Port de Calais, 18 h 30, fin avril. En ce début de soirée ensoleillée, le Botnia Seaways, navire cargo qui vient d’arriver de Sheerness (Royaume-Uni), à l’embouchure de la Tamise, est en train de se vider de ses cent douze remorques de camion, qui vont être garées parmi des dizaines d’autres sur les parkings environnants. Soudain, précédée par un coup de sifflet puissant, l’imposante silhouette d’une locomotive apparaît, machine incongrue dans cet univers routier. Elle tire un convoi d’une trentaine de remorques, soit 2 000 tonnes en mouvement, ravalant les poids lourds au rang de camionnettes.
La scène se passe au terminal multimodal rail-route de Calais, géré par Viia, une filiale de la SNCF, qui entend en faire le symbole d’un renouveau du fret ferroviaire, en ce début des années 2020. Comme le rejaillissement d’un mode de transport écrasé depuis des années par la masse, sans cesse grandissante, des poids lourds.
Signe majeur de ce frémissement, Fret SNCF, l’activité historique de transport de marchandises de la compagnie nationale, a été financièrement à l’équilibre en 2021. La branche malade du ferroviaire, structurellement en perte de vitesse depuis des années, est aujourd’hui dans le vert. C’est une première depuis que l’on compte à part cette activité dans le groupe SNCF. Et, paradoxalement, c’est la crise du Covid qui a remis le fret sur les rails. Dans la panique du premier confinement, alors que le transport routier n’était pas toujours au rendez-vous, le rail a fait le boulot.
« La période a constitué le début du rebond pour le fret ferroviaire, confirme Frédéric Delorme, président de Rail Logistics Europe, l’entité de transport ferroviaire de marchandises de la SNCF, qui inclut Fret SNCF. Cent pour cent des commandes ont été honorées au printemps 2020 et nos clients ont été reconnaissants du travail qui a été accompli. » Alors, tout le secteur se prend à rêver de bousculer enfin les parts de marché du camion. Le fret peut renverser l’histoire en atteignant l’objectif que Jean-Pierre Farandou, le PDG de la SNCF, a résumé dans son programme « Le fer contre le carbone », à savoir faire passer le fret ferroviaire de 9 % du transport de marchandises aujourd’hui à 18 % dans une petite dizaine d’années.

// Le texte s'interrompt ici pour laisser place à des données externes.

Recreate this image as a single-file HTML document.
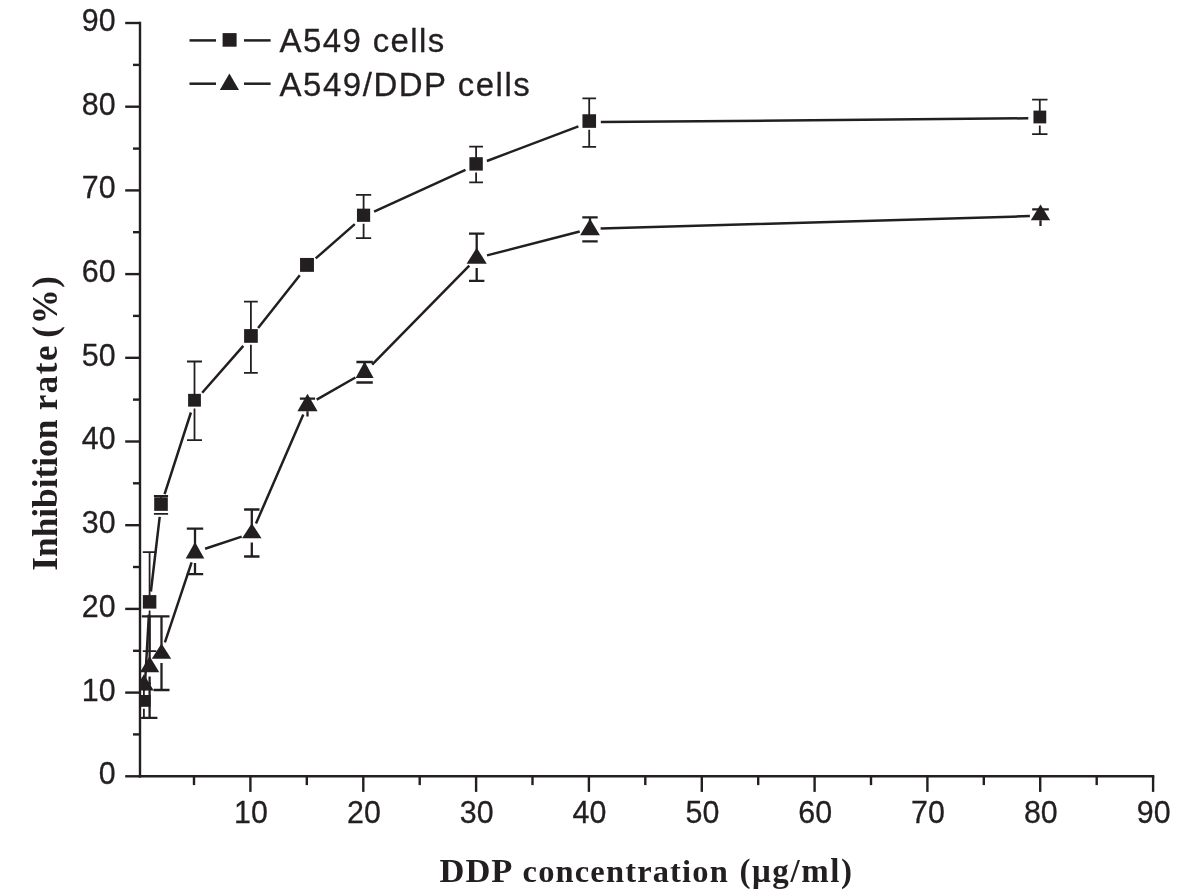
<!DOCTYPE html>
<html lang="en"><head><meta charset="utf-8"><title>Inhibition rate vs DDP concentration</title>
<style>html,body{margin:0;padding:0;background:#fff;}body{width:1181px;height:896px;overflow:hidden;}svg{display:block;filter:blur(0.45px);}text{fill:#231f20;}.tk,.lg{stroke:#231f20;stroke-width:0.3px;}.tk{font-family:"Liberation Sans",Arial,sans-serif;font-size:32.00px;}.lg{font-family:"Liberation Sans",Arial,sans-serif;font-size:34.00px;}.al{font-family:"Liberation Serif","Times New Roman",serif;font-weight:bold;}</style></head><body>
<svg width="1181" height="896" viewBox="0 0 1181 896">
<rect width="1181" height="896" fill="#fff"/>
<g stroke="#231f20" stroke-width="2.4" fill="none" stroke-linecap="butt">
<line x1="140.0" y1="21.8" x2="140.0" y2="777.5"/>
<line x1="138.8" y1="776.3" x2="1154.3" y2="776.3"/>
<line x1="125.2" y1="776.3" x2="140.0" y2="776.3"/>
<line x1="133.0" y1="734.4" x2="140.0" y2="734.4"/>
<line x1="125.2" y1="692.6" x2="140.0" y2="692.6"/>
<line x1="133.0" y1="650.8" x2="140.0" y2="650.8"/>
<line x1="125.2" y1="608.9" x2="140.0" y2="608.9"/>
<line x1="133.0" y1="567.0" x2="140.0" y2="567.0"/>
<line x1="125.2" y1="525.2" x2="140.0" y2="525.2"/>
<line x1="133.0" y1="483.3" x2="140.0" y2="483.3"/>
<line x1="125.2" y1="441.5" x2="140.0" y2="441.5"/>
<line x1="133.0" y1="399.6" x2="140.0" y2="399.6"/>
<line x1="125.2" y1="357.8" x2="140.0" y2="357.8"/>
<line x1="133.0" y1="315.9" x2="140.0" y2="315.9"/>
<line x1="125.2" y1="274.1" x2="140.0" y2="274.1"/>
<line x1="133.0" y1="232.2" x2="140.0" y2="232.2"/>
<line x1="125.2" y1="190.4" x2="140.0" y2="190.4"/>
<line x1="133.0" y1="148.6" x2="140.0" y2="148.6"/>
<line x1="125.2" y1="106.7" x2="140.0" y2="106.7"/>
<line x1="133.0" y1="64.9" x2="140.0" y2="64.9"/>
<line x1="125.2" y1="23.0" x2="140.0" y2="23.0"/>
<line x1="194.0" y1="776.3" x2="194.0" y2="785.1"/>
<line x1="250.4" y1="776.3" x2="250.4" y2="791.9"/>
<line x1="306.8" y1="776.3" x2="306.8" y2="785.1"/>
<line x1="363.3" y1="776.3" x2="363.3" y2="791.9"/>
<line x1="419.7" y1="776.3" x2="419.7" y2="785.1"/>
<line x1="476.1" y1="776.3" x2="476.1" y2="791.9"/>
<line x1="532.5" y1="776.3" x2="532.5" y2="785.1"/>
<line x1="588.9" y1="776.3" x2="588.9" y2="791.9"/>
<line x1="645.3" y1="776.3" x2="645.3" y2="785.1"/>
<line x1="701.8" y1="776.3" x2="701.8" y2="791.9"/>
<line x1="758.2" y1="776.3" x2="758.2" y2="785.1"/>
<line x1="814.6" y1="776.3" x2="814.6" y2="791.9"/>
<line x1="871.0" y1="776.3" x2="871.0" y2="785.1"/>
<line x1="927.4" y1="776.3" x2="927.4" y2="791.9"/>
<line x1="983.8" y1="776.3" x2="983.8" y2="785.1"/>
<line x1="1040.2" y1="776.3" x2="1040.2" y2="791.9"/>
<line x1="1096.7" y1="776.3" x2="1096.7" y2="785.1"/>
<line x1="1153.1" y1="776.3" x2="1153.1" y2="791.9"/>
</g>
<g class="tk" text-anchor="end">
<text transform="translate(115.6 784.2) scale(0.950 1)">0</text>
<text transform="translate(115.6 700.5) scale(0.950 1)">10</text>
<text transform="translate(115.6 616.8) scale(0.950 1)">20</text>
<text transform="translate(115.6 533.1) scale(0.950 1)">30</text>
<text transform="translate(115.6 449.4) scale(0.950 1)">40</text>
<text transform="translate(115.6 365.7) scale(0.950 1)">50</text>
<text transform="translate(115.6 282.0) scale(0.950 1)">60</text>
<text transform="translate(115.6 198.3) scale(0.950 1)">70</text>
<text transform="translate(115.6 114.6) scale(0.950 1)">80</text>
<text transform="translate(115.6 30.9) scale(0.950 1)">90</text>
</g>
<g class="tk" text-anchor="middle">
<text transform="translate(251.0 823.3) scale(0.950 1)">10</text>
<text transform="translate(363.9 823.3) scale(0.950 1)">20</text>
<text transform="translate(476.7 823.3) scale(0.950 1)">30</text>
<text transform="translate(589.5 823.3) scale(0.950 1)">40</text>
<text transform="translate(702.4 823.3) scale(0.950 1)">50</text>
<text transform="translate(815.2 823.3) scale(0.950 1)">60</text>
<text transform="translate(928.0 823.3) scale(0.950 1)">70</text>
<text transform="translate(1040.8 823.3) scale(0.950 1)">80</text>
<text transform="translate(1153.7 823.3) scale(0.950 1)">90</text>
</g>
<text class="al" y="882.3" font-size="33"><tspan x="439.60" font-size="34.50" letter-spacing="0.900">DDP</tspan> <tspan x="522.60" font-size="32.50" letter-spacing="1.150">concentration</tspan> <tspan x="739.40" font-size="33.00" letter-spacing="1.600">(μg/ml)</tspan></text>
<text class="al" y="0" font-size="35" transform="translate(56.8 0) rotate(-90)"><tspan x="-570.70" font-size="35.50" letter-spacing="-0.089">Inhibition</tspan> <tspan x="-410.20" font-size="35.00" letter-spacing="1.467">rate</tspan> <tspan x="-337.70" font-size="35.00" letter-spacing="1.700">(%)</tspan></text>
<defs><clipPath id="pc"><rect x="140.0" y="0" width="1100" height="776.3"/></clipPath></defs>
<g clip-path="url(#pc)">
<path d="M144.6 690.5 L148.9 614.6 M150.9 591.5 L159.7 516.8 M164.6 494.2 L190.9 412.5 M202.2 392.7 L243.3 345.9 M258.1 328.0 L299.8 275.2 M315.7 258.4 L354.8 224.1 M374.1 211.6 L465.5 169.9 M486.9 161.0 L578.4 126.4 M600.8 122.1 L1028.3 118.3" stroke="#231f20" stroke-width="2.50" fill="none"/>
<path d="M143.9 683.3 V700.9 M143.9 708.8 V717.9 M136.9 683.3 H150.9 M136.9 717.9 H150.9 M149.6 552.1 V601.9 M149.6 610.6 V651.2 M142.8 552.1 H156.4 M142.8 651.2 H156.4 M161.0 496.0 V504.1 M161.0 512.9 V513.9 M153.9 496.0 H168.1 M153.9 513.9 H168.1 M194.5 361.5 V400.2 M194.5 408.6 V440.2 M187.0 361.5 H202.0 M187.0 440.2 H202.0 M250.9 301.6 V335.9 M250.9 344.8 V372.9 M244.0 301.6 H257.8 M244.0 372.9 H257.8 M363.6 194.8 V215.2 M363.6 223.8 V238.2 M355.9 194.8 H371.2 M355.9 238.2 H371.2 M476.1 146.7 V163.9 M476.1 172.6 V182.4 M469.2 146.7 H483.0 M469.2 182.4 H483.0 M589.2 98.4 V121.0 M589.2 129.8 V146.9 M582.4 98.4 H596.1 M582.4 146.9 H596.1 M1039.8 99.7 V117.0 M1039.8 125.4 V134.1 M1032.1 99.7 H1047.5 M1032.1 134.1 H1047.5" stroke="#231f20" stroke-width="1.80" fill="none"/>
<rect x="137.15" y="695.00" width="13.50" height="11.80" fill="#231f20"/>
<rect x="142.85" y="595.10" width="13.50" height="13.50" fill="#231f20"/>
<rect x="154.20" y="497.25" width="13.60" height="13.60" fill="#231f20"/>
<rect x="188.10" y="393.85" width="12.80" height="12.80" fill="#231f20"/>
<rect x="244.10" y="329.10" width="13.70" height="13.70" fill="#231f20"/>
<rect x="300.05" y="257.95" width="13.90" height="13.90" fill="#231f20"/>
<rect x="356.95" y="208.65" width="13.20" height="13.20" fill="#231f20"/>
<rect x="469.40" y="157.20" width="13.40" height="13.40" fill="#231f20"/>
<rect x="582.45" y="114.25" width="13.60" height="13.60" fill="#231f20"/>
<rect x="1033.45" y="110.60" width="12.80" height="12.80" fill="#231f20"/>
<path d="M164.9 642.3 L191.6 562.3 M205.1 548.8 L241.7 536.6 M256.0 523.5 L303.3 414.5 M316.7 399.6 L355.4 377.5 M372.1 364.7 L469.3 265.7 M487.0 255.4 L579.7 231.5 M600.6 228.5 L1029.9 216.1" stroke="#231f20" stroke-width="2.50" fill="none"/>
<path d="M149.6 616.4 V670.3 M141.8 616.4 H157.4 M149.6 676.6 V717.9 M141.8 717.9 H157.4 M161.5 616.4 V656.8 M153.5 616.4 H169.5 M161.5 663.0 V690.0 M153.5 690.0 H169.5 M195.0 528.6 V556.6 M186.8 528.6 H203.2 M195.0 562.9 V574.2 M186.8 574.2 H203.2 M251.8 509.5 V536.2 M244.1 509.5 H259.5 M251.8 542.5 V556.5 M244.1 556.5 H259.5 M307.5 398.6 V409.2 M299.9 398.6 H315.1 M307.5 411.2 V416.5 M364.6 362.0 V375.9 M356.4 362.0 H372.8 M356.4 382.5 H372.8 M476.7 233.7 V261.8 M469.0 233.7 H484.4 M476.7 268.1 V280.8 M469.0 280.8 H484.4 M590.0 217.4 V233.2 M582.3 217.4 H597.7 M582.3 241.3 H597.7 M1040.5 209.4 V218.2 M1032.2 209.4 H1048.8 M1040.5 220.2 V225.9" stroke="#231f20" stroke-width="2.30" fill="none"/>
<polygon points="143.9,674.3 134.1,690.4 153.7,690.4" fill="#231f20"/>
<polygon points="149.6,656.3 139.9,672.3 159.3,672.3" fill="#231f20"/>
<polygon points="161.5,643.5 151.8,658.8 171.2,658.8" fill="#231f20"/>
<polygon points="195.0,542.0 185.7,558.6 204.3,558.6" fill="#231f20"/>
<polygon points="251.8,523.3 242.1,538.2 261.5,538.2" fill="#231f20"/>
<polygon points="307.5,393.8 297.4,411.2 317.6,411.2" fill="#231f20"/>
<polygon points="364.6,361.5 355.6,377.9 373.6,377.9" fill="#231f20"/>
<polygon points="476.7,247.7 466.6,263.8 486.8,263.8" fill="#231f20"/>
<polygon points="590.0,218.7 580.1,235.2 599.9,235.2" fill="#231f20"/>
<polygon points="1040.5,204.4 1030.8,220.2 1050.2,220.2" fill="#231f20"/>
</g>
<g stroke="#231f20" stroke-width="2.50">
<line x1="189.5" y1="40.4" x2="216.0" y2="40.4"/><line x1="244.0" y1="40.4" x2="270.6" y2="40.4"/>
<line x1="189.5" y1="83.7" x2="216.0" y2="83.7"/><line x1="244.0" y1="83.7" x2="270.6" y2="83.7"/>
</g>
<rect x="222.6" y="33.1" width="14.0" height="13.6" fill="#231f20"/>
<polygon points="229.4,73.6 219.8,90.0 239.0,90.0" fill="#231f20"/>
<g class="lg">
<text transform="translate(279.60 51.8) scale(0.970 1)" letter-spacing="1.433">A549 cells</text>
<text transform="translate(279.60 96.3) scale(0.970 1)" letter-spacing="1.577">A549/DDP cells</text>
</g>
</svg></body></html>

Une longue descente aux enfers
Le défi est immense. Car l’histoire du fret ferroviaire, c’est d’abord la chronique d’un grand déclassement. Il y a moins de quarante ans, un tiers des marchandises transitaient par train et les effectifs du fret atteignaient 50 000 cheminots. Aujourd’hui, 4 800 personnes sont rattachées à Fret SNCF. L’introduction de la concurrence, en 2005, n’a en rien inversé la tendance, et a plutôt accéléré la déconfiture de l’ancien monopole. La litanie des grandes grèves cheminotes (1995, 2001, 2007, 2014, 2018, 2019) a fait renoncer au train chaque année davantage de chargeurs, ces entreprises qui expédient la marchandise.